"""

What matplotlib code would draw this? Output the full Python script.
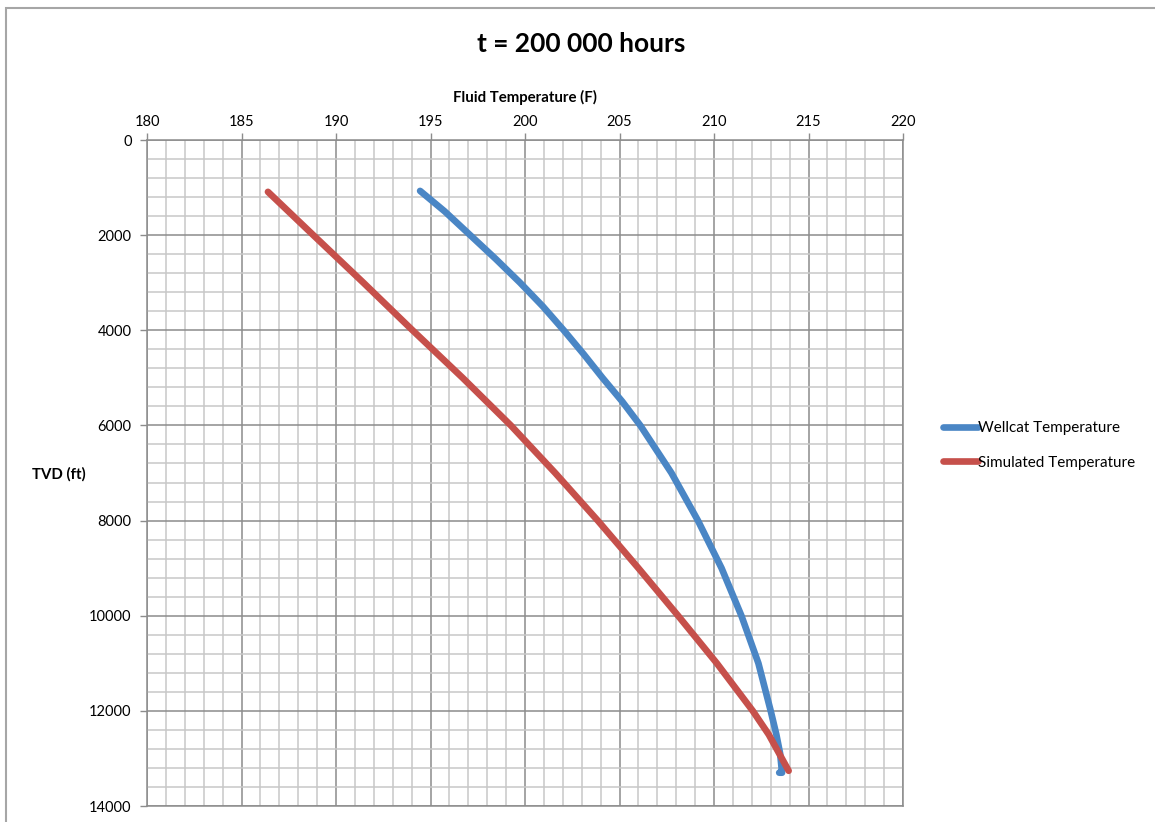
import matplotlib
matplotlib.use("Agg")
import matplotlib.pyplot as plt
from matplotlib.patches import Rectangle
from matplotlib.ticker import MultipleLocator

plt.rcParams['font.family'] = ['Lato', 'DejaVu Sans']

title = "t = 200 000 hours"
x_label = "Fluid Temperature (F)"
y_label = "TVD (ft)"

wellcat_depth = [1070, 1500, 2000, 2500, 3000, 3500, 4000, 4500, 5000, 5500, 6000,
                 7000, 8000, 9000, 10000, 11000, 12000, 12500, 12900, 13300, 13300]
wellcat_temp = [194.45, 195.75, 197.1, 198.45, 199.74, 200.95, 202.05, 203.1, 204.1,
                205.15, 206.1, 207.75, 209.15, 210.4, 211.45, 212.35, 213.0, 213.3,
                213.5, 213.6, 213.45]

sim_depth = [1090, 2000, 3000, 4000, 5000, 6000, 7000, 8000, 9000, 10000,
             11000, 12000, 12500, 13260]
sim_temp = [186.4, 188.8, 191.45, 194.05, 196.7, 199.25, 201.6, 203.85, 206.0,
            208.1, 210.15, 212.05, 212.9, 213.95]

series_names = ["Wellcat Temperature", "Simulated Temperature"]
series_colors = ["#4A86C5", "#C6504B"]

W, H = 1155, 822
fig = plt.figure(figsize=(W / 100, H / 100), dpi=100)
fig.patch.set_facecolor("white")

# outer chart border (cropped on right and bottom)
fig.add_artist(Rectangle((6 / W, -0.1), 1.2, 1 - 8 / H + 0.1,
                         transform=fig.transFigure, fill=False,
                         edgecolor="#a6a6a6", linewidth=1.5))

left, right, top, bottom = 147, 903, 140, 806
ax = fig.add_axes([left / W, 1 - bottom / H, (right - left) / W, (bottom - top) / H])

ax.plot(wellcat_temp, wellcat_depth, color=series_colors[0], lw=4.8,
        solid_capstyle="round", solid_joinstyle="round", label=series_names[0], zorder=3)
ax.plot(sim_temp, sim_depth, color=series_colors[1], lw=4.8,
        solid_capstyle="round", solid_joinstyle="round", label=series_names[1], zorder=4)

ax.set_xlim(180, 220)
ax.set_ylim(14000, 0)
ax.xaxis.set_major_locator(MultipleLocator(5))
ax.xaxis.set_minor_locator(MultipleLocator(1))
ax.yaxis.set_major_locator(MultipleLocator(2000))
ax.yaxis.set_minor_locator(MultipleLocator(400))

ax.grid(which="major", color="#8c8c8c", lw=1.1)
ax.grid(which="minor", color="#c8c8c8", lw=1.1)
ax.set_axisbelow(True)

ax.xaxis.tick_top()
ax.xaxis.set_label_position("top")
ax.tick_params(axis="x", which="major", direction="out", length=5, width=1,
               color="#8c8c8c", labelsize=10.5, pad=3, top=True, bottom=False)
ax.tick_params(axis="y", which="major", direction="out", length=5, width=1,
               color="#8c8c8c", labelsize=10.5, pad=6)
ax.tick_params(which="minor", length=0)

for s in ax.spines.values():
    s.set_color("#8c8c8c")
    s.set_linewidth(1.1)

ax.set_xlabel(x_label, fontsize=10.8, fontweight="bold")
ax.xaxis.set_label_coords(0.5, (bottom - 97) / (bottom - top))
ax.xaxis.label.set_va("center")
ax.set_ylabel(y_label, fontsize=10.8, fontweight="bold", rotation=0)
ax.yaxis.set_label_coords((59 - left) / (right - left), (bottom - 474) / (bottom - top))
ax.yaxis.label.set_ha("center")
ax.yaxis.label.set_va("center")

fig.text(581 / W, 1 - 44 / H, title, ha="center", va="center",
         fontsize=19, fontweight="bold")

leg = fig.legend(loc="upper left", bbox_to_anchor=(943 / W, 1 - 421 / H),
                 bbox_transform=fig.transFigure, frameon=False, fontsize=11,
                 handlelength=2.3, handletextpad=0.0, labelspacing=1.35,
                 borderpad=0, borderaxespad=0)

fig.savefig("out.png", dpi=100, facecolor="white")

"""

### Given problem
Please extract exactly the lines of the data, from the first through the line containing "213.5, 213.6, 213.45]", and add no pictures to the copy.

### Output of the task
What matplotlib code would draw this? Output the full Python script.
import matplotlib
matplotlib.use("Agg")
import matplotlib.pyplot as plt
from matplotlib.patches import Rectangle
from matplotlib.ticker import MultipleLocator

plt.rcParams['font.family'] = ['Lato', 'DejaVu Sans']

title = "t = 200 000 hours"
x_label = "Fluid Temperature (F)"
y_label = "TVD (ft)"

wellcat_depth = [1070, 1500, 2000, 2500, 3000, 3500, 4000, 4500, 5000, 5500, 6000,
                 7000, 8000, 9000, 10000, 11000, 12000, 12500, 12900, 13300, 13300]
wellcat_temp = [194.45, 195.75, 197.1, 198.45, 199.74, 200.95, 202.05, 203.1, 204.1,
                205.15, 206.1, 207.75, 209.15, 210.4, 211.45, 212.35, 213.0, 213.3,
                213.5, 213.6, 213.45]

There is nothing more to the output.